Aim: Leave the pictures out and copy exactly the lines from the line containing "Output the Python" to the line containing "10.5, 8.68, 9.17]", both lines included.

(Stored items)

____________

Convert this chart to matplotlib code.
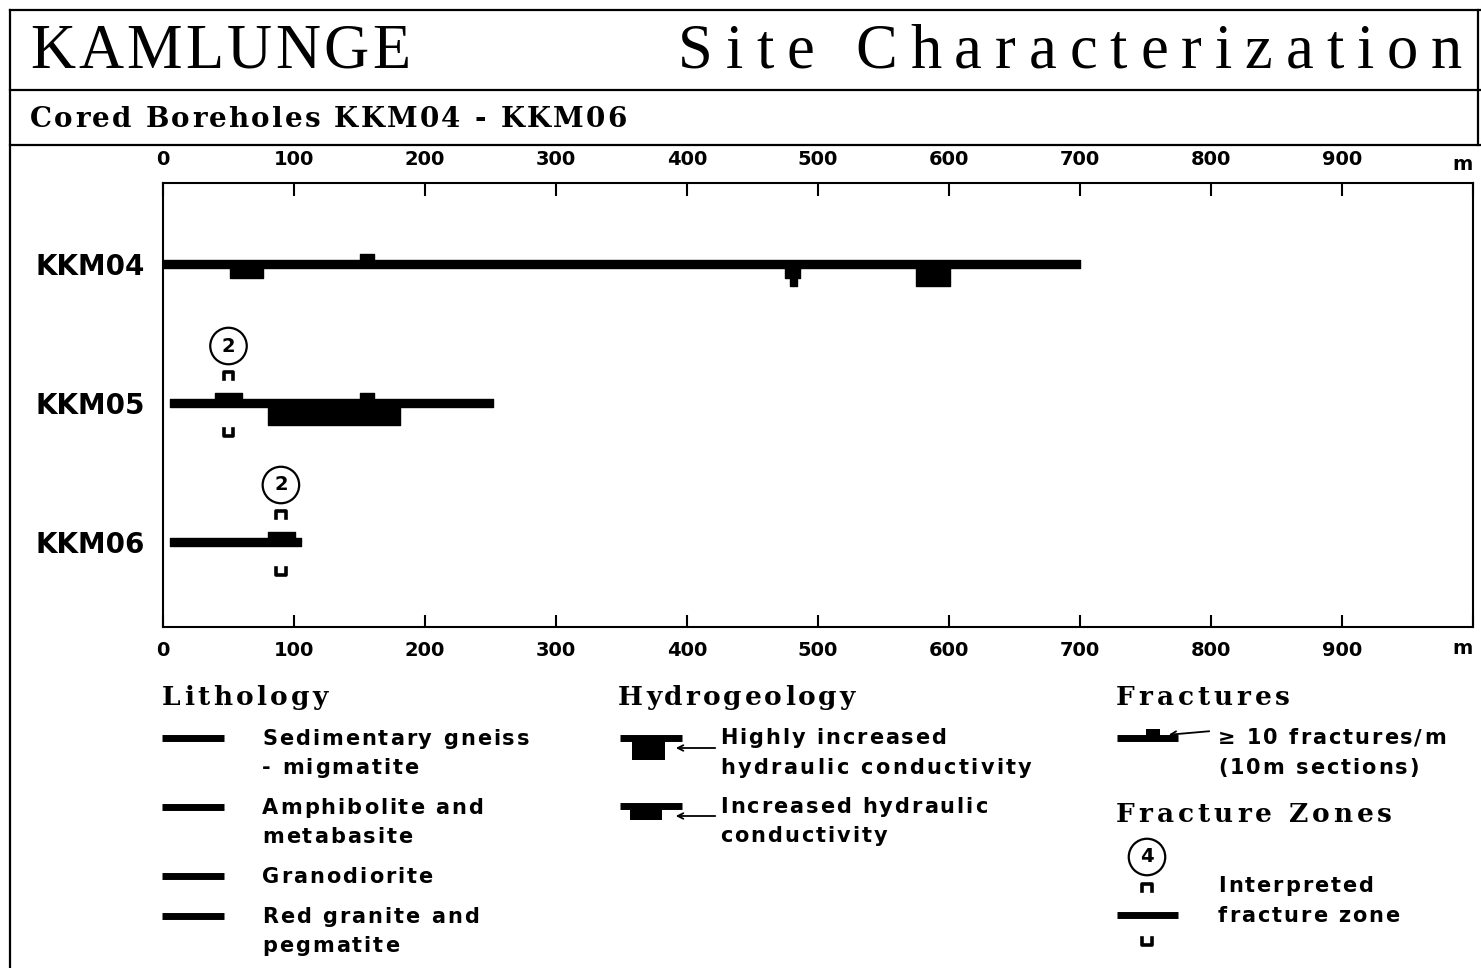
import matplotlib.pyplot as plt
from matplotlib.font_manager import FontProperties
from matplotlib.textpath import TextToPath

# Data
boreholes = ['KKM04', 'KKM05', 'KKM06']
bh_start = [0, 5, 5]          # m
bh_end = [700, 252, 105]      # m

# >= 10 fractures/m (10 m sections)
frac_bh = [0, 1, 1, 2]
frac_start = [150, 40, 150, 80]
frac_end = [161, 60, 161, 101]

# hydraulic conductivity sections ('inc' = increased, 'high' = highly increased)
hyd_bh = [0, 0, 0, 0, 1]
hyd_start = [51, 475, 479, 575, 80]
hyd_end = [76, 486, 484, 601, 181]
hyd_class = ['inc', 'inc', 'high', 'high', 'high']

# interpreted fracture zones
zone_bh = [1, 2]
zone_pos = [50, 90]
zone_id = ['2', '2']

xticks = list(range(0, 1001, 100))
xticklabels = [str(v) for v in range(0, 1000, 100)] + ['']

W, H = 1481, 968
U = 139.0          # pixels per borehole row

fig = plt.figure(figsize=(W / 100, H / 100), dpi=100)

# overlay in pixel coordinates for frame, titles and legend
ov = fig.add_axes([0, 0, 1, 1])
ov.set_xlim(0, W)
ov.set_ylim(H, 0)
ov.axis('off')

_ttp = TextToPath()


def char_w(ch, prop):
    a = _ttp.get_text_width_height_descent('|' + ch + '|', prop, ismath=False)[0]
    b = _ttp.get_text_width_height_descent('||', prop, ismath=False)[0]
    return (a - b) * 100 / 72


def tracked(x, y, s, family='DejaVu Sans', size=15, weight='bold', track=2.0, x1=None):
    # letter-spaced text, one glyph at a time
    prop = FontProperties(family=family, size=size, weight=weight)
    ws = [char_w(c, prop) for c in s]
    if x1 is not None:
        track = (x1 - x - sum(ws)) / (len(s) - 1)
    cx = x
    for c, w in zip(s, ws):
        ov.text(cx, y, c, fontproperties=prop, ha='left', va='baseline')
        cx += w + track


frame = dict(color='black', lw=1.6)
ov.plot([10, W], [10, 10], **frame)
ov.plot([10, 10], [10, H], **frame)
ov.plot([10, W], [90, 90], **frame)
ov.plot([10, W], [145, 145], **frame)
ov.plot([1478, 1478], [10, 145], **frame)

tracked(30, 68, 'KAMLUNGE', family='Liberation Serif', size=45, weight='normal', x1=410)
tracked(678, 68, 'Site Characterization', family='Liberation Serif', size=45,
        weight='normal', x1=1462)
tracked(30, 127, 'Cored Boreholes KKM04 - KKM06', family='DejaVu Serif', size=20,
        weight='bold', x1=627)

# main chart
ax = fig.add_axes([163 / W, (H - 627) / H, 1310 / W, 444 / H])
ax.set_facecolor('none')
ax.set_xlim(0, 1000)
ax.set_ylim(3 + 85 / U, 1 - 81 / U)
rows = [1, 2, 3]

half = 4 / U
for r, s, e in zip(rows, bh_start, bh_end):
    ax.broken_barh([(s, e - s)], (r - half, 2 * half), color='black')

for b, s, e in zip(frac_bh, frac_start, frac_end):
    ax.broken_barh([(s, e - s)], (rows[b] - 10 / U, 10 / U), color='black')

depth = {'inc': 14 / U, 'high': 22 / U}
for b, s, e, c in zip(hyd_bh, hyd_start, hyd_end, hyd_class):
    ax.broken_barh([(s, e - s)], (rows[b], depth[c]), color='black')

hw = 3.6
circ = dict(boxstyle='circle,pad=0.45', fc='white', ec='black', lw=1.6)
for b, p, z in zip(zone_bh, zone_pos, zone_id):
    r = rows[b]
    yt = r - 28 / U
    yb = r + 30 / U
    ax.plot([p - hw, p - hw, p + hw, p + hw],
            [yt + 4 / U, yt - 3 / U, yt - 3 / U, yt + 4 / U], color='black', lw=2.6)
    ax.plot([p - hw, p - hw, p + hw, p + hw],
            [yb - 4 / U, yb + 3 / U, yb + 3 / U, yb - 4 / U], color='black', lw=2.6)
    ax.text(p, r - 57 / U, z, ha='center', va='center', fontsize=14, fontweight='bold',
            bbox=circ)

ax.set_xticks(xticks)
ax.set_xticklabels(xticklabels, fontsize=14, fontweight='bold')
ax.tick_params(axis='x', direction='in', length=9, width=1.5, top=True, bottom=True,
               labeltop=True, labelbottom=True, pad=10)
ax.set_yticks(rows)
ax.set_yticklabels(boreholes, fontsize=20, fontweight='bold')
ax.tick_params(axis='y', length=0, pad=13)
for sp in ax.spines.values():
    sp.set_linewidth(1.5)
ov.text(1463, 165, 'm', ha='center', va='center', fontsize=14, fontweight='bold')
ov.text(1463, 649, 'm', ha='center', va='center', fontsize=14, fontweight='bold')

# legend headings
head = dict(family='DejaVu Serif', size=19, weight='bold')
tracked(162, 705, 'Lithology', x1=328, **head)
tracked(618, 705, 'Hydrogeology', x1=855, **head)
tracked(1116, 705, 'Fractures', x1=1290, **head)
tracked(1116, 822, 'Fracture Zones', x1=1392, **head)

sym = dict(color='black', lw=5, solid_capstyle='butt')
B = 7   # baseline offset from line centre

litho_labels = [['Sedimentary gneiss', '- migmatite'], ['Amphibolite and', 'metabasite'],
                ['Granodiorite'], ['Red granite and', 'pegmatite']]
litho_y = [738, 807, 876, 916]
for lab, y in zip(litho_labels, litho_y):
    ov.plot([162, 224], [y, y], **sym)
    for k, t in enumerate(lab):
        tracked(262, y + k * 29 + B, t)

# hydrogeology symbols
ov.plot([620, 682], [738, 738], **sym)
ov.fill_between([632, 665], 738, 760, color='black', lw=0)
ov.annotate('', xy=(673, 748), xytext=(718, 748),
            arrowprops=dict(arrowstyle='->', color='black', lw=1.3))
tracked(720, 737 + B, 'Highly increased')
tracked(720, 767 + B, 'hydraulic conductivity', track=2.4)

ov.plot([620, 682], [806, 806], **sym)
ov.fill_between([630, 662], 806, 820, color='black', lw=0)
ov.annotate('', xy=(673, 816), xytext=(718, 816),
            arrowprops=dict(arrowstyle='->', color='black', lw=1.3))
tracked(720, 806 + B, 'Increased hydraulic')
tracked(720, 835 + B, 'conductivity')

# fractures symbol
ov.plot([1117, 1178], [738, 738], **sym)
ov.fill_between([1146, 1160], 729, 738, color='black', lw=0)
ov.annotate('', xy=(1166, 735), xytext=(1212, 731),
            arrowprops=dict(arrowstyle='->', color='black', lw=1.3))
tracked(1218, 737 + B, '\u2265 10 fractures/m')
tracked(1218, 767 + B, '(10m sections)')

# fracture zone symbol
ov.text(1147, 857, '4', ha='center', va='center', fontsize=14, fontweight='bold', bbox=circ)
ov.plot([1142, 1142, 1152, 1152], [891, 884, 884, 891], color='black', lw=2.6)
ov.plot([1117, 1178], [915, 915], **sym)
ov.plot([1142, 1142, 1152, 1152], [938, 945, 945, 938], color='black', lw=2.6)
tracked(1218, 885 + B, 'Interpreted')
tracked(1218, 915 + B, 'fracture zone')

plt.savefig('out.png', dpi=100)
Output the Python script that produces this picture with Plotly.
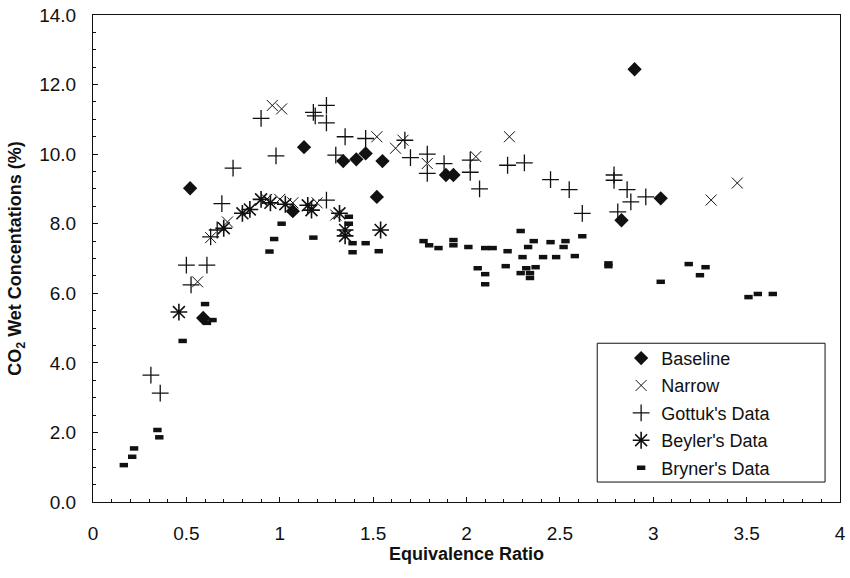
import plotly.graph_objects as go

# ---- data ----
baseline_x = [0.52, 0.59, 1.07, 1.13, 1.34, 1.41, 1.46, 1.52, 1.55, 1.89, 1.93, 2.83, 2.90, 3.04]
baseline_y = [9.02, 5.29, 8.36, 10.2, 9.8, 9.85, 10.02, 8.77, 9.8, 9.4, 9.4, 8.1, 12.44, 8.73]

narrow_x = [0.56, 0.63, 0.72, 0.93, 0.96, 1.00, 1.01, 1.07, 1.20, 1.30, 1.52, 1.62, 1.66, 1.79, 2.05, 2.23, 3.31, 3.45]
narrow_y = [6.33, 7.6, 8.05, 8.7, 11.4, 8.7, 11.3, 8.6, 8.6, 8.25, 10.5, 10.17, 10.4, 9.73, 9.93, 10.5, 8.68, 9.17]

gottuk_x = [0.31, 0.36, 0.50, 0.525, 0.61, 0.63, 0.665, 0.69, 0.75, 0.90, 0.98, 1.18, 1.19, 1.25, 1.25,
            1.25, 1.30, 1.35, 1.46, 1.67, 1.70, 1.79, 1.79, 1.88, 2.02, 2.02, 2.07, 2.22, 2.31, 2.45,
            2.55, 2.62, 2.79, 2.79, 2.81, 2.86, 2.88, 2.96]
gottuk_y = [3.65, 3.13, 6.81, 6.24, 6.81, 7.62, 7.82, 8.58, 9.6, 11.03, 9.95, 11.2, 11.1, 11.4, 10.9,
            8.68, 9.97, 10.5, 10.45, 10.4, 9.9, 10.0, 9.45, 9.73, 9.83, 9.48, 9.0, 9.68, 9.75, 9.27,
            8.98, 8.3, 9.4, 9.25, 8.34, 8.98, 8.63, 8.77]

beyler_x = [0.46, 0.70, 0.80, 0.84, 0.90, 0.95, 1.03, 1.15, 1.17, 1.32, 1.35, 1.35, 1.54]
beyler_y = [5.46, 7.87, 8.3, 8.41, 8.7, 8.6, 8.56, 8.53, 8.39, 8.3, 7.82, 7.65, 7.82]

bryner_x = [0.165, 0.21, 0.22, 0.345, 0.355, 0.48, 0.60, 0.61, 0.64, 0.945, 0.97, 1.01, 1.18,
            1.37, 1.37, 1.39, 1.39, 1.46, 1.53, 1.77, 1.80, 1.85, 1.93, 1.93, 2.01, 2.06, 2.10,
            2.10, 2.10, 2.14, 2.21, 2.22, 2.29, 2.29, 2.30, 2.32, 2.33, 2.34, 2.34, 2.36, 2.37,
            2.41, 2.45, 2.48, 2.52, 2.53, 2.58, 2.62, 2.76, 2.76, 3.04, 3.19, 3.25, 3.28, 3.51,
            3.56, 3.64]
bryner_y = [1.06, 1.3, 1.54, 2.07, 1.86, 4.63, 5.69, 5.15, 5.23, 7.2, 7.56, 8.0, 7.6,
            8.2, 8.0, 7.44, 7.18, 7.44, 7.21, 7.5, 7.38, 7.3, 7.53, 7.38, 7.33, 6.72, 6.55,
            6.26, 7.3, 7.3, 6.78, 7.21, 7.79, 6.58, 7.04, 6.72, 7.33, 6.58, 6.44, 7.5, 6.75,
            7.04, 7.47, 7.04, 7.33, 7.5, 7.07, 7.64, 6.78, 6.86, 6.33, 6.84, 6.52, 6.75, 5.89,
            5.98, 5.98]

x_ticks = [0, 0.5, 1, 1.5, 2, 2.5, 3, 3.5, 4]
y_ticks = [0, 2, 4, 6, 8, 10, 12, 14]

FONT = "Liberation Sans, Arial, Helvetica, sans-serif"
BLACK = "#111111"

fig = go.Figure()

fig.add_trace(go.Scatter(
    x=baseline_x, y=baseline_y, mode="markers", name="Baseline", legendgroup="a",
    marker=dict(symbol="diamond", size=11, color=BLACK, line=dict(width=0))))
fig.add_trace(go.Scatter(
    x=narrow_x, y=narrow_y, mode="markers", name="Narrow", legendgroup="b",
    marker=dict(symbol="x-thin-open", size=11, color=BLACK, line=dict(width=1, color=BLACK))))
fig.add_trace(go.Scatter(
    x=gottuk_x, y=gottuk_y, mode="markers", name="Gottuk's Data", legendgroup="c",
    marker=dict(symbol="cross-thin-open", size=12, color=BLACK, line=dict(width=1.3, color=BLACK))))
fig.add_trace(go.Scatter(
    x=beyler_x, y=beyler_y, mode="markers", name="Beyler's Data", legendgroup="d",
    marker=dict(symbol="asterisk-open", size=14, color=BLACK, line=dict(width=1.6, color=BLACK))))
fig.add_trace(go.Scatter(
    x=bryner_x, y=bryner_y, mode="markers", name="Bryner's Data", legendgroup="e",
    marker=dict(symbol="line-ew-open", size=6, color=BLACK, line=dict(width=4.5, color=BLACK))))

# legend frame
fig.add_shape(type="rect", xref="paper", yref="paper", x0=0.675, x1=0.980, y0=0.041, y1=0.326,
              line=dict(color=BLACK, width=1), fillcolor="rgba(0,0,0,0)", layer="below")

axis_common = dict(
    showline=True, linecolor=BLACK, linewidth=1, mirror=True,
    showgrid=False, zeroline=False,
    ticks="inside", ticklen=5, tickcolor=BLACK, tickwidth=1,
    tickfont=dict(family=FONT, size=19, color=BLACK),
    ticklabeloverflow="allow",
)

fig.update_layout(
    width=850, height=578,
    margin=dict(l=93, r=4, t=15, b=76),
    paper_bgcolor="white", plot_bgcolor="white",
    font=dict(family=FONT, color=BLACK),
    xaxis=dict(range=[0, 4], tickvals=x_ticks, ticktext=[f"{v:g}" for v in x_ticks],
               minor=dict(dtick=0.1, ticks="inside", ticklen=3, tickcolor=BLACK),
               ticklabelstandoff=14,
               title=dict(text="<b>Equivalence Ratio</b>", standoff=4,
                          font=dict(family=FONT, size=18, color=BLACK)),
               **axis_common),
    yaxis=dict(range=[0, 14], tickvals=y_ticks, ticktext=[f"{v:.1f}" for v in y_ticks],
               minor=dict(dtick=0.5, ticks="inside", ticklen=3, tickcolor=BLACK),
               ticklabelstandoff=12,
               title=dict(text="<b>CO<sub>2</sub> Wet Concentations (%)</b>", standoff=12,
                          font=dict(family=FONT, size=18, color=BLACK)),
               **axis_common),
    legend=dict(x=0.707, y=0.333, xanchor="left", yanchor="top",
                bgcolor="rgba(0,0,0,0)", borderwidth=0,
                font=dict(family=FONT, size=18, color=BLACK),
                tracegroupgap=1, itemwidth=30),
    showlegend=True,
)

fig.write_html("out.html")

____________

Written solution:
Output the Python script that produces this picture with Plotly.
import plotly.graph_objects as go

# ---- data ----
baseline_x = [0.52, 0.59, 1.07, 1.13, 1.34, 1.41, 1.46, 1.52, 1.55, 1.89, 1.93, 2.83, 2.90, 3.04]
baseline_y = [9.02, 5.29, 8.36, 10.2, 9.8, 9.85, 10.02, 8.77, 9.8, 9.4, 9.4, 8.1, 12.44, 8.73]

narrow_x = [0.56, 0.63, 0.72, 0.93, 0.96, 1.00, 1.01, 1.07, 1.20, 1.30, 1.52, 1.62, 1.66, 1.79, 2.05, 2.23, 3.31, 3.45]
narrow_y = [6.33, 7.6, 8.05, 8.7, 11.4, 8.7, 11.3, 8.6, 8.6, 8.25, 10.5, 10.17, 10.4, 9.73, 9.93, 10.5, 8.68, 9.17]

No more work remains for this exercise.